● WRITTEN INSTRUCTION
Leave the pictures out and copy exactly the lines from the line containing "Convert this chart to matplotlib code." to the line containing "colors = ['#0000FF', '#00CCFF', '#339966', '#99CC00']", both lines included.

● RECORDS FOR THIS EXERCISE
+++
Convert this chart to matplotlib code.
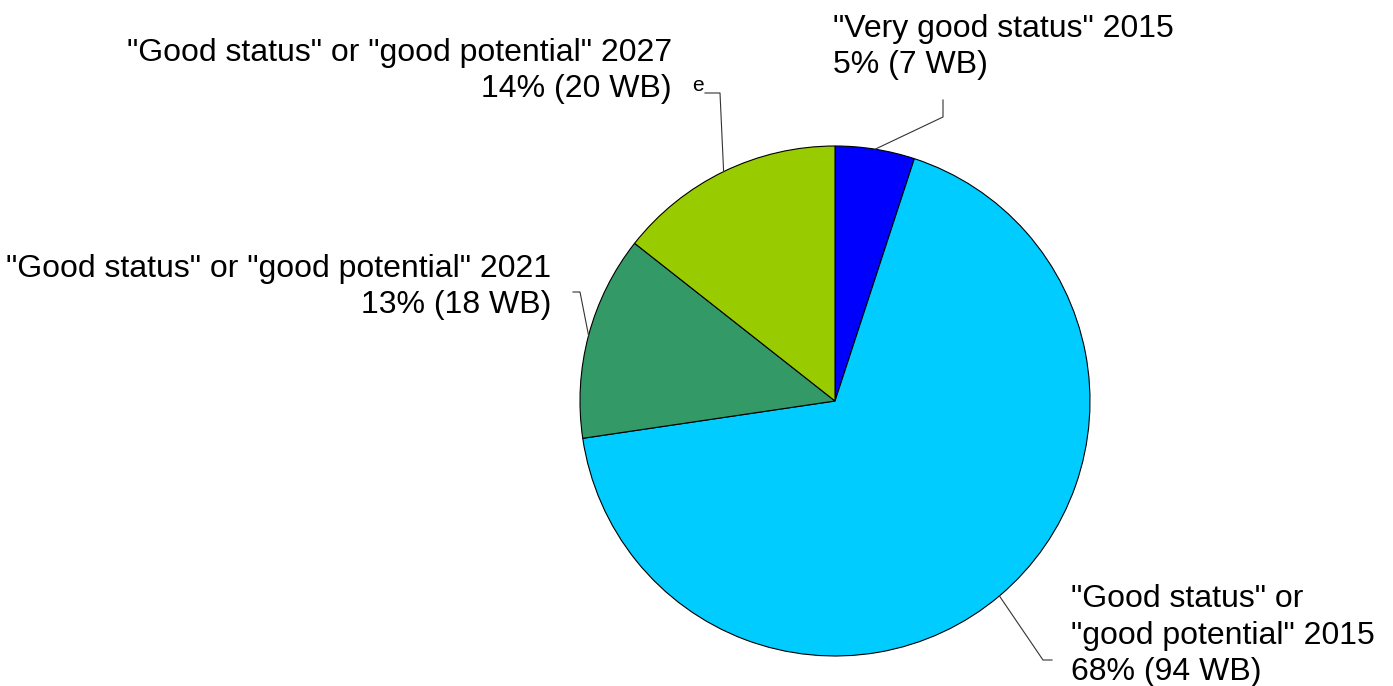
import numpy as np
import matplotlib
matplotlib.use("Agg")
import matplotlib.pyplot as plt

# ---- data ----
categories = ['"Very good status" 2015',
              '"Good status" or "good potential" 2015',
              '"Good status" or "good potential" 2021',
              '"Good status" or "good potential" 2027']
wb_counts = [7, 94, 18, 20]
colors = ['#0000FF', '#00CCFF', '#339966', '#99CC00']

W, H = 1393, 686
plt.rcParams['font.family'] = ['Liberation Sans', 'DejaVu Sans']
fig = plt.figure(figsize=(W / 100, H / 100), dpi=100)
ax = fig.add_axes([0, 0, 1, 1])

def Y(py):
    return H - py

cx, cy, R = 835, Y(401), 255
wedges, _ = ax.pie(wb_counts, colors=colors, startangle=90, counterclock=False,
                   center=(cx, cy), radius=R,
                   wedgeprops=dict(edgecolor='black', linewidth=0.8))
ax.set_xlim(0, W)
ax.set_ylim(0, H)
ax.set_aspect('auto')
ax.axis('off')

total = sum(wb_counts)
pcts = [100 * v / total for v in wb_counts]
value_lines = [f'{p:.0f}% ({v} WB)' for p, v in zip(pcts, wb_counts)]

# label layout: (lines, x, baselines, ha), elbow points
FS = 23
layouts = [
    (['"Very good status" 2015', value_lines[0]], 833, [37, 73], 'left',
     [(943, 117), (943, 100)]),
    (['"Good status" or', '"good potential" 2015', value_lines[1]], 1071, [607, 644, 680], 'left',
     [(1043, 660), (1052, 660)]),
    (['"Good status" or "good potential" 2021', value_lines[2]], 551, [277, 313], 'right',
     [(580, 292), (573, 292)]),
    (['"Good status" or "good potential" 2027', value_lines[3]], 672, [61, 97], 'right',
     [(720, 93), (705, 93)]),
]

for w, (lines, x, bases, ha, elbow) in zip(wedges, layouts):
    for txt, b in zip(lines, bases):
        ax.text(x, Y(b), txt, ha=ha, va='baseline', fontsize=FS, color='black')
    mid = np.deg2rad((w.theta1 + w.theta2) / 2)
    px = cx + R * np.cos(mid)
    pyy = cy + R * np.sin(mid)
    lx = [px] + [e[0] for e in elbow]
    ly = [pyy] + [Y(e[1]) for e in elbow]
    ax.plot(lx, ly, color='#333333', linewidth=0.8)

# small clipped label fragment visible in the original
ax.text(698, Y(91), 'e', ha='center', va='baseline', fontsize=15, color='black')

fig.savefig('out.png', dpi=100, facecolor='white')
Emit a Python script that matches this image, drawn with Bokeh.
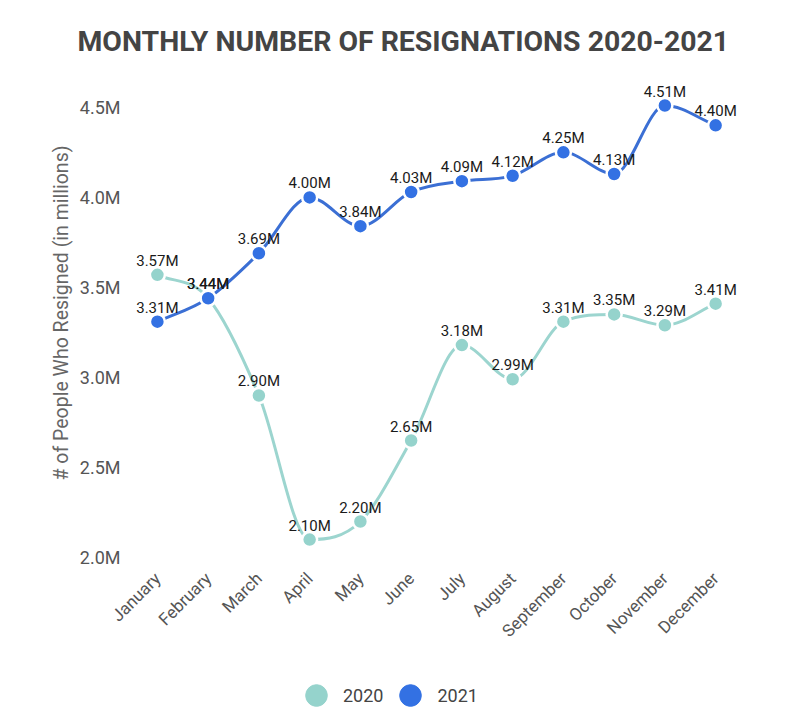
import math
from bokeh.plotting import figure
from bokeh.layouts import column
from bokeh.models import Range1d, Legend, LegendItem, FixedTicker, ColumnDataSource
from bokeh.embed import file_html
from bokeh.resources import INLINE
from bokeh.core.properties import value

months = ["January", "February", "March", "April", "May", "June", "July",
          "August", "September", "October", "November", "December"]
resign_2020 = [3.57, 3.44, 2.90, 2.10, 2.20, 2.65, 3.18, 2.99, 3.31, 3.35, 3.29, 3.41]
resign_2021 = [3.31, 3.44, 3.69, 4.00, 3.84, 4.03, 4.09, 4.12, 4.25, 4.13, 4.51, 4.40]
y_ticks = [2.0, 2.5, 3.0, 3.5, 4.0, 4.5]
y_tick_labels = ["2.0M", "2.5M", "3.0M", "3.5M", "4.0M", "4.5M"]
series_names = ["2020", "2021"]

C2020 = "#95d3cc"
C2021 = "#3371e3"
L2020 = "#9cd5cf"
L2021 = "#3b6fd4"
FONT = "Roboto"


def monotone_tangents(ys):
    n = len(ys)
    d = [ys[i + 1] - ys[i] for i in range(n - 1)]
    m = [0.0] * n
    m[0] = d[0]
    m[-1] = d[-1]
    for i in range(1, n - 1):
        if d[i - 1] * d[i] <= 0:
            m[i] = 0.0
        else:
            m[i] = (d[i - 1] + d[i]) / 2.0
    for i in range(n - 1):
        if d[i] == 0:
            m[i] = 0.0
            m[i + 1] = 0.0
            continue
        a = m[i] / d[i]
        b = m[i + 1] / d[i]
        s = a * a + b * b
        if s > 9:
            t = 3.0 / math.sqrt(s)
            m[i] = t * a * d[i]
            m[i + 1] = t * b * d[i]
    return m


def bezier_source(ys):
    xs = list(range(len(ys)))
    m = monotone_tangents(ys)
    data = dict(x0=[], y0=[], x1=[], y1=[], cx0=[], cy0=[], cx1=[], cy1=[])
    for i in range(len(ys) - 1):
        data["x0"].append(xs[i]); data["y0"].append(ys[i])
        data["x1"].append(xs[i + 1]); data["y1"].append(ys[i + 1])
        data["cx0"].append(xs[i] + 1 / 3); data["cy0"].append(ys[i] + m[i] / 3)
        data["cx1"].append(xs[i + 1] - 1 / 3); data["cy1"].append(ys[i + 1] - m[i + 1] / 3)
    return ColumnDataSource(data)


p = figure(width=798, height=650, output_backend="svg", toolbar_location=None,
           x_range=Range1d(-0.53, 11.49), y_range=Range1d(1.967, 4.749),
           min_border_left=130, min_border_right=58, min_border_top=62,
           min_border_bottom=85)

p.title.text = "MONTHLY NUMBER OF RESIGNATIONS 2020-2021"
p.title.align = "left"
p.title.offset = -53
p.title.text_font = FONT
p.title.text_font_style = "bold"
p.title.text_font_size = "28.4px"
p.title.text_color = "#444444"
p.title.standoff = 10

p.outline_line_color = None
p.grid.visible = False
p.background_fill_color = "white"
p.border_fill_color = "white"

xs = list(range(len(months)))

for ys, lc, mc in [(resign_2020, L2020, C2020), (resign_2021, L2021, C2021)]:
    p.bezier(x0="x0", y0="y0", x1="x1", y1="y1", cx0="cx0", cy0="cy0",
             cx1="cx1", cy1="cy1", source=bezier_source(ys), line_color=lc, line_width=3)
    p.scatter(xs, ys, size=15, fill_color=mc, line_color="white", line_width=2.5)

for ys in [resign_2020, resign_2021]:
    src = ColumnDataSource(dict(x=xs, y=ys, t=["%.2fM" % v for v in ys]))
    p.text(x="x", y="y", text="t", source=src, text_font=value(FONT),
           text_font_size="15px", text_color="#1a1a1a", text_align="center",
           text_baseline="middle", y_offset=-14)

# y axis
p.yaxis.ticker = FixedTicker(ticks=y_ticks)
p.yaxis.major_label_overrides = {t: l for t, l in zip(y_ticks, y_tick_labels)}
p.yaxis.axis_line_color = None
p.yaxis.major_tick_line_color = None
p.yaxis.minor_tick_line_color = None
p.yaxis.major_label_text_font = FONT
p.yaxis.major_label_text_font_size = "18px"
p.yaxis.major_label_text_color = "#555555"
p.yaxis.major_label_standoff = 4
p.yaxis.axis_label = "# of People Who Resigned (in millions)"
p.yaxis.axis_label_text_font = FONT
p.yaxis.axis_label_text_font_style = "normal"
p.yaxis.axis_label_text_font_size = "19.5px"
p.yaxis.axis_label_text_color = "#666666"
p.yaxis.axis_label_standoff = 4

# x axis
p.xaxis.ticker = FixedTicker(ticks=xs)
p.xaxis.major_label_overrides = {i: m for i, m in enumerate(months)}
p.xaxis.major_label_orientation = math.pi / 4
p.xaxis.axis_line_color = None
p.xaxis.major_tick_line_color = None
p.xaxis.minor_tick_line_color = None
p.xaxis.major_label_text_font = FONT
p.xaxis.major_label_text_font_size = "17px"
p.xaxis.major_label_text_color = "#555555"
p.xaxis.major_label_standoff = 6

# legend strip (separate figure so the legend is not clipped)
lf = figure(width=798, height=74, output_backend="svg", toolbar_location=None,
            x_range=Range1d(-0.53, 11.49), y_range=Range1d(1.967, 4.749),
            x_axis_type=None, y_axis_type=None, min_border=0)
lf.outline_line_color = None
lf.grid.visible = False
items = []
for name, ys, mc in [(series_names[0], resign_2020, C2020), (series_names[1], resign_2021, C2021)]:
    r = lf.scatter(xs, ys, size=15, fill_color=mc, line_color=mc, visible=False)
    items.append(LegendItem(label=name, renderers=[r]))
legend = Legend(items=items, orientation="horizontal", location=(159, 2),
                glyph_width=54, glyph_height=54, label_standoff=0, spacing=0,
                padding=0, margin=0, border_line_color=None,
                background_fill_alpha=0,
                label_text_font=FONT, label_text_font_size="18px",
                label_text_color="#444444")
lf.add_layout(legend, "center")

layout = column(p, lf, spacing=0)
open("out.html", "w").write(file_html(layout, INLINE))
+++
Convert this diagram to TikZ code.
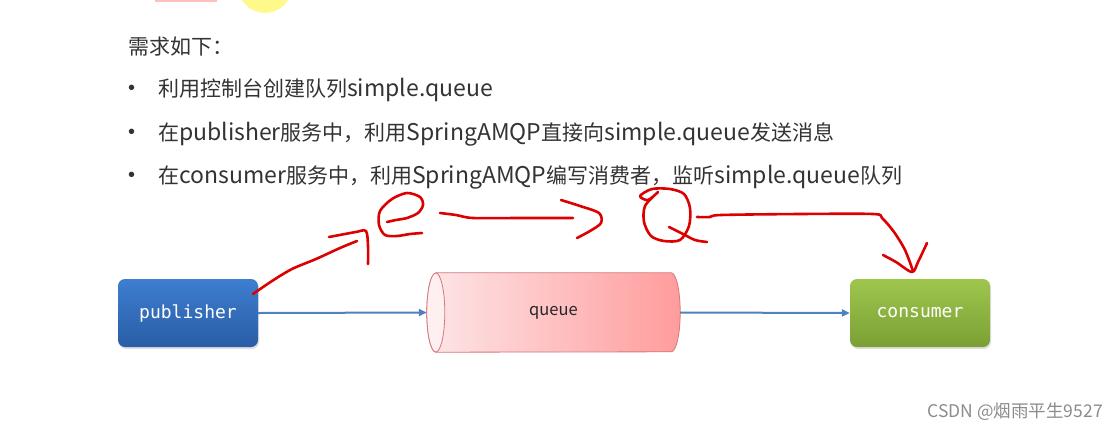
+++
● EXERCISE RESPONSE
Convert this chart to matplotlib code.
import numpy as np
import matplotlib
matplotlib.use("Agg")
import matplotlib.pyplot as plt

# ---- data ----
categories = ['"Very good status" 2015',
              '"Good status" or "good potential" 2015',
              '"Good status" or "good potential" 2021',
              '"Good status" or "good potential" 2027']
wb_counts = [7, 94, 18, 20]
colors = ['#0000FF', '#00CCFF', '#339966', '#99CC00']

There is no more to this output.